╭─ Dataset content
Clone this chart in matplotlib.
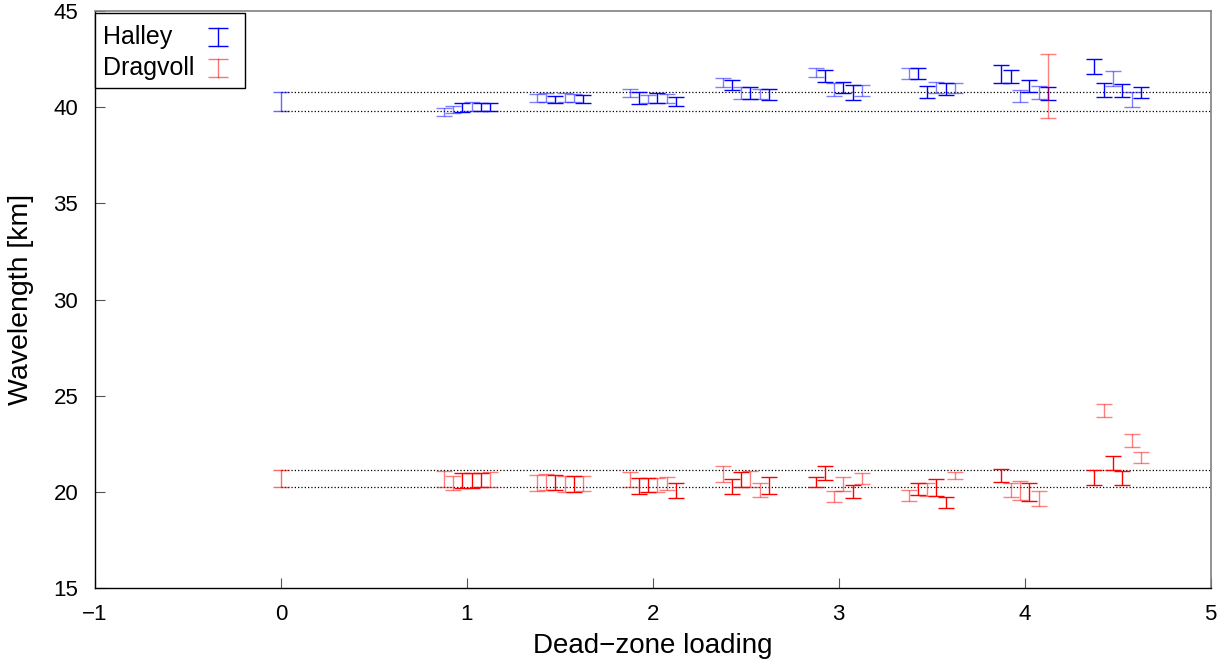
import numpy as np
import matplotlib
matplotlib.use("Agg")
import matplotlib.pyplot as plt
from matplotlib.patches import Rectangle

plt.rcParams['font.family'] = ['Liberation Sans', 'DejaVu Sans']

# dead-zone loading of each group and the offsets of the six runs inside a group
loadings = [1.0, 1.5, 2.0, 2.5, 3.0, 3.5, 4.0, 4.5]
offsets = [-0.125, -0.075, -0.025, 0.025, 0.075, 0.125]

# reference run at zero loading: (low, high)
halley_ref = (39.82, 40.77)
dragvoll_ref = (20.27, 21.13)

# Halley: low / high end of each run, one row per loading
halley_low = [
    [39.54, 39.68, 39.76, 39.82, 39.82, 39.82],
    [40.25, 40.29, 40.20, 40.29, 40.25, 40.20],
    [40.51, 40.17, 40.23, 40.23, 40.20, 40.06],
    [41.04, 40.90, 40.43, 40.43, 40.43, 40.37],
    [41.56, 41.33, 40.60, 40.72, 40.37, 40.58],
    [41.45, 41.45, 40.46, 40.72, 40.64, 40.72],
    [41.28, 41.28, 40.29, 40.78, 40.43, 40.36],
    [41.75, 40.53, 41.11, 40.51, 40.03, 40.46],
]
halley_high = [
    [39.97, 40.08, 40.20, 40.29, 40.23, 40.23],
    [40.67, 40.72, 40.60, 40.72, 40.69, 40.64],
    [40.95, 40.81, 40.64, 40.72, 40.69, 40.55],
    [41.54, 41.42, 41.04, 41.04, 40.93, 40.93],
    [42.03, 41.91, 41.28, 41.33, 41.16, 41.16],
    [42.06, 42.03, 41.11, 41.30, 41.25, 41.25],
    [42.20, 41.91, 40.90, 41.42, 41.11, 41.07],
    [42.50, 41.25, 41.86, 41.21, 40.78, 41.07],
]
# which runs are drawn pale
halley_pale = [
    [1, 1, 0, 1, 0, 0],
    [1, 1, 0, 1, 1, 0],
    [1, 0, 1, 0, 1, 0],
    [1, 0, 1, 0, 1, 0],
    [1, 0, 1, 0, 0, 1],
    [1, 0, 0, 1, 0, 1],
    [0, 0, 1, 0, 1, 0],
    [0, 0, 1, 0, 1, 0],
]

# Dragvoll
dragvoll_low = [
    [20.27, 20.13, 20.19, 20.19, 20.24, 20.27],
    [20.05, 20.10, 20.10, 20.01, 19.98, 20.05],
    [20.27, 19.92, 19.98, 19.98, 20.10, 19.71],
    [20.53, 19.89, 20.27, 20.27, 19.75, 19.92],
    [20.25, 20.62, 19.47, 20.06, 19.68, 20.41],
    [19.52, 19.87, 19.82, 19.80, 19.19, 20.66],
    [20.53, 19.75, 19.58, 19.52, 19.26, 39.45],
    [20.39, 23.90, 21.17, 20.39, 22.34, 21.52],
]
dragvoll_high = [
    [21.09, 20.85, 21.00, 21.00, 21.00, 21.04],
    [20.88, 20.95, 20.88, 20.85, 20.85, 20.85],
    [21.07, 20.71, 20.71, 20.74, 20.79, 20.45],
    [21.35, 20.66, 21.02, 21.09, 20.45, 20.76],
    [20.81, 21.35, 20.06, 20.81, 20.36, 21.00],
    [20.13, 20.48, 20.45, 20.66, 19.75, 21.07],
    [21.18, 20.45, 20.59, 20.45, 20.06, 42.76],
    [21.17, 24.56, 21.88, 21.09, 23.01, 22.09],
]
dragvoll_pale = [
    [1, 1, 0, 0, 0, 1],
    [1, 1, 0, 1, 0, 1],
    [1, 0, 0, 1, 1, 0],
    [1, 0, 0, 1, 1, 0],
    [0, 0, 1, 1, 0, 1],
    [1, 0, 1, 0, 0, 1],
    [0, 1, 1, 0, 1, 1],
    [0, 1, 0, 0, 1, 1],
]

series_names = ['Halley', 'Dragvoll']


def draw_series(ax, ref, low, high, pale, color):
    x = np.add.outer(loadings, offsets)
    low = np.array(low)
    high = np.array(high)
    pale = np.array(pale, dtype=bool)
    kw = dict(fmt='none', ecolor=color, elinewidth=1.0, capsize=5.8, capthick=1.0)
    for mask, alpha in [(pale, 0.5), (~pale, 1.0)]:
        mid = (low[mask] + high[mask]) / 2
        half = (high[mask] - low[mask]) / 2
        ax.errorbar(x[mask], mid, yerr=half, alpha=alpha, **kw)
    ax.errorbar([0], [(ref[0] + ref[1]) / 2], yerr=[(ref[1] - ref[0]) / 2],
                alpha=0.6, **kw)
    # reference band from the zero-loading run
    ax.hlines(ref, 0, 5, colors='black', linestyles=':', linewidth=0.9, zorder=0)


fig = plt.figure(figsize=(12.32, 6.64), dpi=100)
ax = fig.add_axes([0.0771, 0.114, 0.9056, 0.8694])

draw_series(ax, halley_ref, halley_low, halley_high, halley_pale, 'blue')
draw_series(ax, dragvoll_ref, dragvoll_low, dragvoll_high, dragvoll_pale, 'red')

ax.set_xlim(-1, 5)
ax.set_ylim(15, 45)
ax.set_xticks(np.arange(-1, 6, 1))
ax.set_yticks(np.arange(15, 46, 5))
ax.set_xticklabels(['\u22121', '0', '1', '2', '3', '4', '5'])
ax.tick_params(direction='in', top=False, right=False, labelsize=16, length=7.5,
               color='#555555', width=0.8)
ax.tick_params(axis='x', pad=11)
ax.tick_params(axis='y', pad=12)
ax.set_xlabel('Dead\u2212zone loading', fontsize=20)
ax.set_ylabel('Wavelength [km]', fontsize=20.5)
ax.xaxis.set_label_coords(0.5, -0.078)
ax.yaxis.set_label_coords(-0.055, 0.5)
for side in ['bottom', 'left']:
    ax.spines[side].set_linewidth(1.0)
    ax.spines[side].set_color('black')
for side in ['top', 'right']:
    ax.spines[side].set_linewidth(1.2)
    ax.spines[side].set_color('#808080')

# legend box drawn by hand: text on the left, error-bar symbol on the right
ax.add_patch(Rectangle((0.0, 0.8666), 0.1344, 0.1299, transform=ax.transAxes,
                       facecolor='white', edgecolor='black', linewidth=1.0,
                       zorder=5, clip_on=False))
for name, color, alpha, yc in [(series_names[0], 'blue', 1.0, 0.955),
                               (series_names[1], 'red', 0.55, 0.902)]:
    ax.text(0.0072, yc, name, transform=ax.transAxes, fontsize=18,
            ha='left', va='center', zorder=6)
    ax.plot([0.1102, 0.1102], [yc - 0.0155, yc + 0.0155], color=color, alpha=alpha,
            linewidth=1.0, marker='_', markersize=14, markeredgewidth=1.0,
            transform=ax.transAxes, clip_on=False, zorder=6)

fig.savefig('out.png', dpi=100)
╰─
Write out the listing word for word, omitting the pictures it holds.

* [Written solution]
Clone this chart in matplotlib.
import numpy as np
import matplotlib
matplotlib.use("Agg")
import matplotlib.pyplot as plt
from matplotlib.patches import Rectangle

plt.rcParams['font.family'] = ['Liberation Sans', 'DejaVu Sans']

# dead-zone loading of each group and the offsets of the six runs inside a group
loadings = [1.0, 1.5, 2.0, 2.5, 3.0, 3.5, 4.0, 4.5]
offsets = [-0.125, -0.075, -0.025, 0.025, 0.075, 0.125]

# reference run at zero loading: (low, high)
halley_ref = (39.82, 40.77)
dragvoll_ref = (20.27, 21.13)

# Halley: low / high end of each run, one row per loading
halley_low = [
    [39.54, 39.68, 39.76, 39.82, 39.82, 39.82],
    [40.25, 40.29, 40.20, 40.29, 40.25, 40.20],
    [40.51, 40.17, 40.23, 40.23, 40.20, 40.06],
    [41.04, 40.90, 40.43, 40.43, 40.43, 40.37],
    [41.56, 41.33, 40.60, 40.72, 40.37, 40.58],
    [41.45, 41.45, 40.46, 40.72, 40.64, 40.72],
    [41.28, 41.28, 40.29, 40.78, 40.43, 40.36],
    [41.75, 40.53, 41.11, 40.51, 40.03, 40.46],
]
halley_high = [
    [39.97, 40.08, 40.20, 40.29, 40.23, 40.23],
    [40.67, 40.72, 40.60, 40.72, 40.69, 40.64],
    [40.95, 40.81, 40.64, 40.72, 40.69, 40.55],
    [41.54, 41.42, 41.04, 41.04, 40.93, 40.93],
    [42.03, 41.91, 41.28, 41.33, 41.16, 41.16],
    [42.06, 42.03, 41.11, 41.30, 41.25, 41.25],
    [42.20, 41.91, 40.90, 41.42, 41.11, 41.07],
    [42.50, 41.25, 41.86, 41.21, 40.78, 41.07],
]
# which runs are drawn pale
halley_pale = [
    [1, 1, 0, 1, 0, 0],
    [1, 1, 0, 1, 1, 0],
    [1, 0, 1, 0, 1, 0],
    [1, 0, 1, 0, 1, 0],
    [1, 0, 1, 0, 0, 1],
    [1, 0, 0, 1, 0, 1],
    [0, 0, 1, 0, 1, 0],
    [0, 0, 1, 0, 1, 0],
]

# Dragvoll
dragvoll_low = [
    [20.27, 20.13, 20.19, 20.19, 20.24, 20.27],
    [20.05, 20.10, 20.10, 20.01, 19.98, 20.05],
    [20.27, 19.92, 19.98, 19.98, 20.10, 19.71],
    [20.53, 19.89, 20.27, 20.27, 19.75, 19.92],
    [20.25, 20.62, 19.47, 20.06, 19.68, 20.41],
    [19.52, 19.87, 19.82, 19.80, 19.19, 20.66],
    [20.53, 19.75, 19.58, 19.52, 19.26, 39.45],
    [20.39, 23.90, 21.17, 20.39, 22.34, 21.52],
]
dragvoll_high = [
    [21.09, 20.85, 21.00, 21.00, 21.00, 21.04],
    [20.88, 20.95, 20.88, 20.85, 20.85, 20.85],
    [21.07, 20.71, 20.71, 20.74, 20.79, 20.45],
    [21.35, 20.66, 21.02, 21.09, 20.45, 20.76],
    [20.81, 21.35, 20.06, 20.81, 20.36, 21.00],
    [20.13, 20.48, 20.45, 20.66, 19.75, 21.07],
    [21.18, 20.45, 20.59, 20.45, 20.06, 42.76],
    [21.17, 24.56, 21.88, 21.09, 23.01, 22.09],
]
dragvoll_pale = [
    [1, 1, 0, 0, 0, 1],
    [1, 1, 0, 1, 0, 1],
    [1, 0, 0, 1, 1, 0],
    [1, 0, 0, 1, 1, 0],
    [0, 0, 1, 1, 0, 1],
    [1, 0, 1, 0, 0, 1],
    [0, 1, 1, 0, 1, 1],
    [0, 1, 0, 0, 1, 1],
]

series_names = ['Halley', 'Dragvoll']


def draw_series(ax, ref, low, high, pale, color):
    x = np.add.outer(loadings, offsets)
    low = np.array(low)
    high = np.array(high)
    pale = np.array(pale, dtype=bool)
    kw = dict(fmt='none', ecolor=color, elinewidth=1.0, capsize=5.8, capthick=1.0)
    for mask, alpha in [(pale, 0.5), (~pale, 1.0)]:
        mid = (low[mask] + high[mask]) / 2
        half = (high[mask] - low[mask]) / 2
        ax.errorbar(x[mask], mid, yerr=half, alpha=alpha, **kw)
    ax.errorbar([0], [(ref[0] + ref[1]) / 2], yerr=[(ref[1] - ref[0]) / 2],
                alpha=0.6, **kw)
    # reference band from the zero-loading run
    ax.hlines(ref, 0, 5, colors='black', linestyles=':', linewidth=0.9, zorder=0)


fig = plt.figure(figsize=(12.32, 6.64), dpi=100)
ax = fig.add_axes([0.0771, 0.114, 0.9056, 0.8694])

draw_series(ax, halley_ref, halley_low, halley_high, halley_pale, 'blue')
draw_series(ax, dragvoll_ref, dragvoll_low, dragvoll_high, dragvoll_pale, 'red')

ax.set_xlim(-1, 5)
ax.set_ylim(15, 45)
ax.set_xticks(np.arange(-1, 6, 1))
ax.set_yticks(np.arange(15, 46, 5))
ax.set_xticklabels(['\u22121', '0', '1', '2', '3', '4', '5'])
ax.tick_params(direction='in', top=False, right=False, labelsize=16, length=7.5,
               color='#555555', width=0.8)
ax.tick_params(axis='x', pad=11)
ax.tick_params(axis='y', pad=12)
ax.set_xlabel('Dead\u2212zone loading', fontsize=20)
ax.set_ylabel('Wavelength [km]', fontsize=20.5)
ax.xaxis.set_label_coords(0.5, -0.078)
ax.yaxis.set_label_coords(-0.055, 0.5)
for side in ['bottom', 'left']:
    ax.spines[side].set_linewidth(1.0)
    ax.spines[side].set_color('black')
for side in ['top', 'right']:
    ax.spines[side].set_linewidth(1.2)
    ax.spines[side].set_color('#808080')

# legend box drawn by hand: text on the left, error-bar symbol on the right
ax.add_patch(Rectangle((0.0, 0.8666), 0.1344, 0.1299, transform=ax.transAxes,
                       facecolor='white', edgecolor='black', linewidth=1.0,
                       zorder=5, clip_on=False))
for name, color, alpha, yc in [(series_names[0], 'blue', 1.0, 0.955),
                               (series_names[1], 'red', 0.55, 0.902)]:
    ax.text(0.0072, yc, name, transform=ax.transAxes, fontsize=18,
            ha='left', va='center', zorder=6)
    ax.plot([0.1102, 0.1102], [yc - 0.0155, yc + 0.0155], color=color, alpha=alpha,
            linewidth=1.0, marker='_', markersize=14, markeredgewidth=1.0,
            transform=ax.transAxes, clip_on=False, zorder=6)

fig.savefig('out.png', dpi=100)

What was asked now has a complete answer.